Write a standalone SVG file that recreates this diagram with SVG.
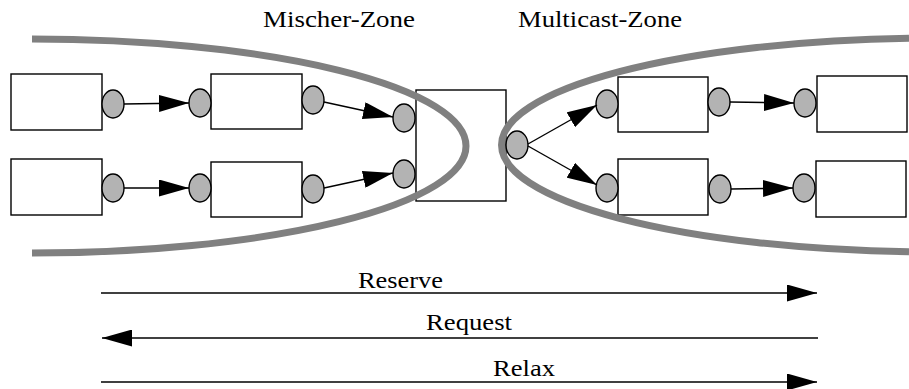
<svg xmlns="http://www.w3.org/2000/svg" width="909" height="389" viewBox="0 0 909 389">
  <style>
    .box { fill: #ffffff; stroke: #000000; stroke-width: 1.4; }
    .port { fill: #b3b3b3; stroke: #000000; stroke-width: 1.4; }
    .zone { fill: none; stroke: #808080; stroke-width: 7; }
    .link { fill: none; stroke: #000000; stroke-width: 1.4; marker-end: url(#head); }
    .label { font-family: "Liberation Serif", "Times New Roman", serif; font-size: 23px; fill: #000000; }
  </style>
  <defs>
    <marker id="head" viewBox="0 0 30 17" refX="30" refY="8.5" markerWidth="30" markerHeight="17" markerUnits="userSpaceOnUse" orient="auto">
      <path d="M0,0 L30,8.5 L0,17 Z" fill="#000000"/>
    </marker>
  </defs>

  <rect width="909" height="389" fill="#ffffff"/>

  <!-- zone titles -->
  <text class="label" x="263" y="27" textLength="152" lengthAdjust="spacingAndGlyphs">Mischer-Zone</text>
  <text class="label" x="518" y="27" textLength="164" lengthAdjust="spacingAndGlyphs">Multicast-Zone</text>

  <!-- processing nodes -->
  <g id="node-a1"><rect class="box" x="11" y="74" width="91" height="56"/><ellipse class="port" cx="113" cy="104" rx="11" ry="14"/></g>
  <g id="node-a2"><rect class="box" x="211" y="74" width="91" height="55"/><ellipse class="port" cx="200" cy="103" rx="11" ry="14"/><ellipse class="port" cx="313" cy="100" rx="11" ry="14"/></g>
  <g id="node-b1"><rect class="box" x="11" y="159" width="91" height="56"/><ellipse class="port" cx="113" cy="188" rx="11" ry="14"/></g>
  <g id="node-b2"><rect class="box" x="211" y="162" width="91" height="55"/><ellipse class="port" cx="200" cy="188" rx="11" ry="14"/><ellipse class="port" cx="313" cy="189" rx="11" ry="14"/></g>
  <g id="mixer"><rect class="box" x="416" y="90" width="90" height="111"/><ellipse class="port" cx="404" cy="118" rx="11" ry="14"/><ellipse class="port" cx="404" cy="174" rx="11" ry="14"/><ellipse class="port" cx="517" cy="145" rx="11" ry="14"/></g>
  <g id="node-c1"><rect class="box" x="618" y="77" width="90" height="55"/><ellipse class="port" cx="607" cy="104" rx="11" ry="14"/><ellipse class="port" cx="719" cy="102" rx="11" ry="14"/></g>
  <g id="node-c2"><rect class="box" x="618" y="159" width="90" height="56"/><ellipse class="port" cx="607" cy="188" rx="11" ry="14"/><ellipse class="port" cx="720" cy="189" rx="11" ry="14"/></g>
  <g id="node-d1"><rect class="box" x="817" y="76" width="90" height="56"/><ellipse class="port" cx="805" cy="103" rx="11" ry="14"/></g>
  <g id="node-d2"><rect class="box" x="816" y="161" width="90" height="56"/><ellipse class="port" cx="804" cy="188" rx="11" ry="14"/></g>

  <!-- zone outlines -->
  <g id="zones">
    <path class="zone" d="M32,39 A434,107 0 0 1 32,253"/>
    <path class="zone" d="M909,38.2 A434,107 0 0 0 909,251.8"/>
  </g>

  <!-- connectors -->
  <g id="connectors">
    <line class="link" x1="124" y1="104" x2="189" y2="103"/>
    <line class="link" x1="324" y1="102" x2="393" y2="117"/>
    <line class="link" x1="124" y1="188" x2="189" y2="188"/>
    <line class="link" x1="324" y1="188" x2="393" y2="173"/>
    <line class="link" x1="528" y1="144" x2="597" y2="105"/>
    <line class="link" x1="528" y1="146" x2="597" y2="185"/>
    <line class="link" x1="730" y1="102" x2="794" y2="103"/>
    <line class="link" x1="731" y1="189" x2="793" y2="188"/>

    <line class="link" x1="101" y1="293" x2="817" y2="293"/>
    <line class="link" x1="818" y1="338" x2="102" y2="338"/>
    <line class="link" x1="101" y1="382" x2="817" y2="382"/>
  </g>

  <!-- signal labels -->
  <text class="label" x="358" y="288" textLength="85" lengthAdjust="spacingAndGlyphs">Reserve</text>
  <text class="label" x="426" y="330" textLength="86" lengthAdjust="spacingAndGlyphs">Request</text>
  <text class="label" x="493" y="376" textLength="62" lengthAdjust="spacingAndGlyphs">Relax</text>
</svg>
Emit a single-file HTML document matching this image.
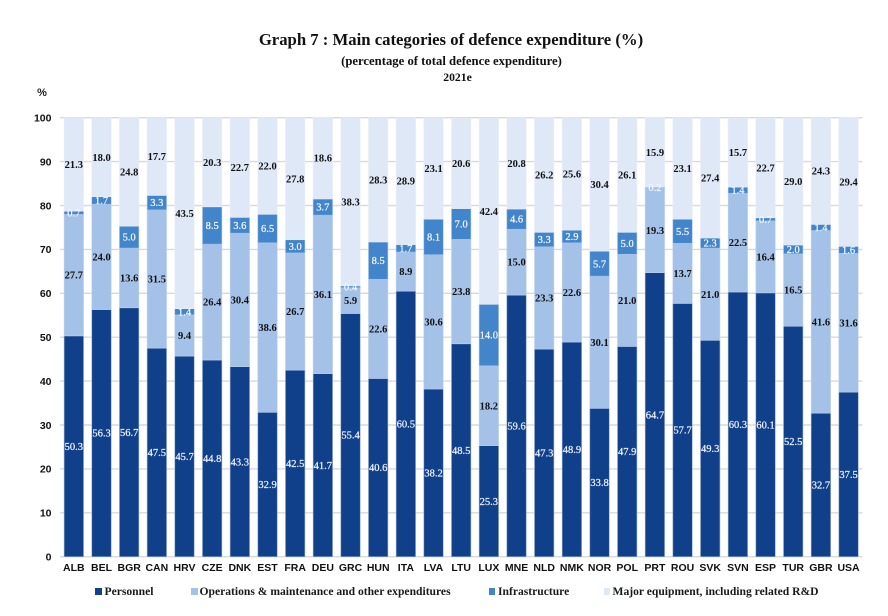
<!DOCTYPE html>
<html lang="en">
<head>
<meta charset="utf-8">
<title>Graph 7: Main categories of defence expenditure</title>
<style>
html,body{margin:0;padding:0;background:#fff;width:888px;height:616px;overflow:hidden}
svg{display:block}
.serif{font-family:"Liberation Serif",serif;font-weight:bold}
.serif-light{font-family:"Liberation Serif",serif;font-weight:normal;stroke-width:0.25}
.sans{font-family:"Liberation Sans",sans-serif;font-weight:bold}
</style>
</head>
<body>
<svg id="chart" width="888" height="616" viewBox="0 0 888 616">
  <text class="serif" x="451" y="45" text-anchor="middle" font-size="16.7" fill="#111">Graph 7 : Main categories of defence expenditure (%)</text>
  <text class="serif" x="451.5" y="65" text-anchor="middle" font-size="12.7" fill="#111">(percentage of total defence expenditure)</text>
  <text class="serif" x="457.5" y="81" text-anchor="middle" font-size="11.7" fill="#111">2021e</text>
  <text class="sans" x="42" y="96" text-anchor="middle" font-size="11" fill="#222">%</text>
  <g id="grid"></g>
  <g id="yticks"></g>
  <g id="bars"></g>
  <g id="labels"></g>
  <g id="xticks"></g>
  <g>
    <rect x="95" y="588" width="7" height="7" fill="#11408B"/>
    <text class="serif" x="104.500" y="595" font-size="11.6" fill="#1a1a1a">Personnel</text>
    <rect x="191" y="588" width="7" height="7" fill="#A4C1E8"/>
    <text class="serif" x="199.500" y="595" font-size="11.6" fill="#1a1a1a">Operations &amp; maintenance and other expenditures</text>
    <rect x="489" y="588" width="6" height="7" fill="#4285CA"/>
    <text class="serif" x="498" y="595" font-size="11.6" fill="#1a1a1a">Infrastructure</text>
    <rect x="604" y="588" width="6" height="7" fill="#DFE8F7"/>
    <text class="serif" x="612.500" y="595" font-size="11.6" fill="#1a1a1a">Major equipment, including related R&amp;D</text>
  </g>
</svg>
<script>
const categories = ["ALB","BEL","BGR","CAN","HRV","CZE","DNK","EST","FRA","DEU","GRC","HUN","ITA","LVA","LTU","LUX","MNE","NLD","NMK","NOR","POL","PRT","ROU","SVK","SVN","ESP","TUR","GBR","USA"];
const personnel = [50.3,56.3,56.7,47.5,45.7,44.8,43.3,32.9,42.5,41.7,55.4,40.6,60.5,38.2,48.5,25.3,59.6,47.3,48.9,33.8,47.9,64.7,57.7,49.3,60.3,60.1,52.5,32.7,37.5];
const operations = [27.7,24.0,13.6,31.5,9.4,26.4,30.4,38.6,26.7,36.1,5.9,22.6,8.9,30.6,23.8,18.2,15.0,23.3,22.6,30.1,21.0,19.3,13.7,21.0,22.5,16.4,16.5,41.6,31.6];
const infrastructure = [0.7,1.7,5.0,3.3,1.4,8.5,3.6,6.5,3.0,3.7,0.4,8.5,1.7,8.1,7.0,14.0,4.6,3.3,2.9,5.7,5.0,0.2,5.5,2.3,1.4,0.7,2.0,1.4,1.6];
const equipment = [21.3,18.0,24.8,17.7,43.5,20.3,22.7,22.0,27.8,18.6,38.3,28.3,28.9,23.1,20.6,42.4,20.8,26.2,25.6,30.4,26.1,15.9,23.1,27.4,15.7,22.7,29.0,24.3,29.4];
const yTicks = [0,10,20,30,40,50,60,70,80,90,100];

const NS = "http://www.w3.org/2000/svg";
const plotLeft = 60, plotRight = 862.4, plotTop = 117.7, plotBottom = 556.7;
const barWidth = 19.4;
const bandWidth = (plotRight - plotLeft) / categories.length;
const yScale = v => plotBottom - (v / 100) * (plotBottom - plotTop);
const xCenter = i => plotLeft + bandWidth * (i + 0.5);
const fmt = v => v.toFixed(1);

function make(tag, attrs, parent, txt) {
  const el = document.createElementNS(NS, tag);
  for (const k in attrs) el.setAttribute(k, attrs[k]);
  if (txt !== undefined) el.textContent = txt;
  parent.appendChild(el);
  return el;
}
const grid = document.getElementById("grid");
const yticksG = document.getElementById("yticks");
const barsG = document.getElementById("bars");
const labelsG = document.getElementById("labels");
const xticksG = document.getElementById("xticks");

yTicks.forEach(t => {
  const line = make("line", {x1: plotLeft, x2: plotRight, y1: yScale(t), y2: yScale(t), stroke: "#D9D9D9", "stroke-width": 1.4}, grid);
  
  
  const lab = make("text", {x: 51.5, y: yScale(t) + 3.8, "text-anchor": "end", "font-size": 10.5, fill: "#111", class: "sans"}, yticksG, String(t));
  
  
});

const seriesList = [
  {key: "personnel", values: personnel, fill: "#11408B", stroke: "#8FA9CF", text: "#EAF0FA", light: true},
  {key: "operations", values: operations, fill: "#A4C1E8", stroke: "#BDD2EE", text: "#111", light: false},
  {key: "infrastructure", values: infrastructure, fill: "#4285CA", stroke: "#A4C1E8", text: "#F2F6FC", light: true},
  {key: "equipment", values: equipment, fill: "#DFE8F7", stroke: "#E8EEF9", text: "#111", light: false}
];

categories.forEach((cat, i) => {
  let base = 0;
  seriesList.forEach(s => {
    const v = s.values[i];
    const yTop = yScale(base + v);
    const yBot = yScale(base);
    const rect = make("rect", {
      x: xCenter(i) - barWidth / 2, y: yTop, width: barWidth, height: yBot - yTop,
      fill: s.fill, stroke: s.stroke, "stroke-width": 0.6
    }, barsG);
    
    
    base += v;
  });
  base = 0;
  seriesList.forEach(s => {
    const v = s.values[i];
    const yMid = yScale(base + v / 2);
    const attrs = {
      x: xCenter(i), y: yMid + 3.6, "text-anchor": "middle", "font-size": 10.5,
      fill: s.text, class: s.light ? "serif-light" : "serif"
    };
    if (s.light) attrs.stroke = s.text;
    const lab = make("text", attrs, labelsG, fmt(v));
    
    
    base += v;
  });
  const cl = make("text", {x: xCenter(i), y: 571, "text-anchor": "middle", "font-size": 10.5, fill: "#111", class: "sans"}, xticksG, cat);
  
  
});
</script>
</body>
</html>
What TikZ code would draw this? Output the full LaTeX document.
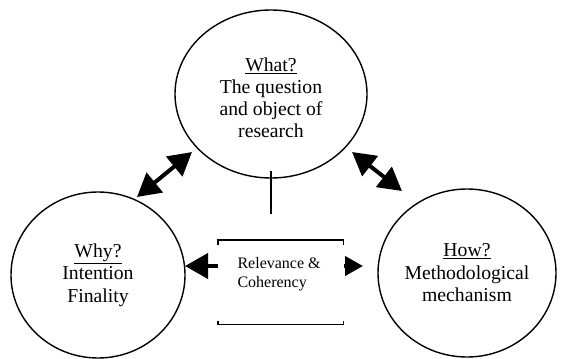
\documentclass[tikz,border=0pt]{standalone}
\usepackage{fontspec}
\setmainfont{Liberation Serif}
\usetikzlibrary{arrows.meta,shapes.geometric}

\begin{document}
\begin{tikzpicture} [
        x=1pt, y=-1pt,
        topicnode/.style={
            ellipse,
            draw,
            line width=1.4pt,
            align=center,
            inner sep=0pt,
            font=\fontsize{19.7}{22.5}\selectfont
        },
        topictext/.style={
            align=center,
            inner sep=0pt,
            font=\fontsize{19.7}{22}\selectfont
        },
        bignode/.style={
            line width=4pt,
            {Triangle[length=23pt,width=25pt]}-{Triangle[length=23pt,width=25pt]}
        },
        sidearrow/.style={
            line width=4pt,
            -{Triangle[length=23pt,width=25pt]}
        }
    ]

        \useasboundingbox (0,0) rectangle (561,358);

        \node[topicnode, minimum width=192pt, minimum height=168pt] (what) at (271,94) {};
        \node[topictext] (whattext) at ([yshift=-4pt]what.center)
            {\underline{What?}\\The question\\and object of\\research};
        \node[topicnode, minimum width=174pt, minimum height=166pt] (why)  at (98,275)
            {\underline{Why?}\\Intention\\Finality};
        \node[topicnode, minimum width=178pt, minimum height=168pt] (how)  at (467,273)
            {\underline{How?}\\Methodological\\mechanism};

        % bracket round the middle text
        \node[minimum width=125pt, minimum height=84pt, inner sep=0pt] (box) at (280.5,282) {};
        \node[align=left, anchor=west, font=\fontsize{16}{19}\selectfont] (rel) at (234,274)
            {Relevance \&\\Coherency};

        \draw[line width=1.4pt] ([yshift=-5pt]box.north west) -- (box.north west) -- (box.north east) -- ([yshift=-5pt]box.north east);
        \draw[line width=1.4pt] ([yshift=3pt]box.south west) -- (box.south west) -- (box.south east) -- ([yshift=3pt]box.south east);

        \coordinate (stem) at (271,214);
        \draw[line width=1.4pt] ([yshift=8pt]what.south) -- (stem);

        % arrows
        \coordinate (wa) at (137,197);
        \coordinate (wb) at (192,152);
        \coordinate (ha) at (352,152);
        \coordinate (hb) at (402,191);
        \draw[bignode] (wa) -- (wb);
        \draw[bignode] (ha) -- (hb);

        \coordinate (la) at (218,266);
        \coordinate (lb) at (185,266);
        \coordinate (ra) at (344,266);
        \coordinate (rb) at (363,266);
        \draw[sidearrow] (la) -- (lb);
        \draw[sidearrow, -{Triangle[length=18pt,width=19pt]}] (ra) -- (rb);

    \end{tikzpicture}
\end{document}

▸ GIVEN PROBLEM: Search the preceding listing for the word "draw" and pull out every line that holds it.

▸ RESPONSE FOR THIS EXERCISE:
What TikZ code would draw this? Output the full LaTeX document.
            draw,
        \draw[line width=1.4pt] ([yshift=-5pt]box.north west) -- (box.north west) -- (box.north east) -- ([yshift=-5pt]box.north east);
        \draw[line width=1.4pt] ([yshift=3pt]box.south west) -- (box.south west) -- (box.south east) -- ([yshift=3pt]box.south east);
        \draw[line width=1.4pt] ([yshift=8pt]what.south) -- (stem);
        \draw[bignode] (wa) -- (wb);
        \draw[bignode] (ha) -- (hb);
        \draw[sidearrow] (la) -- (lb);
        \draw[sidearrow, -{Triangle[length=18pt,width=19pt]}] (ra) -- (rb);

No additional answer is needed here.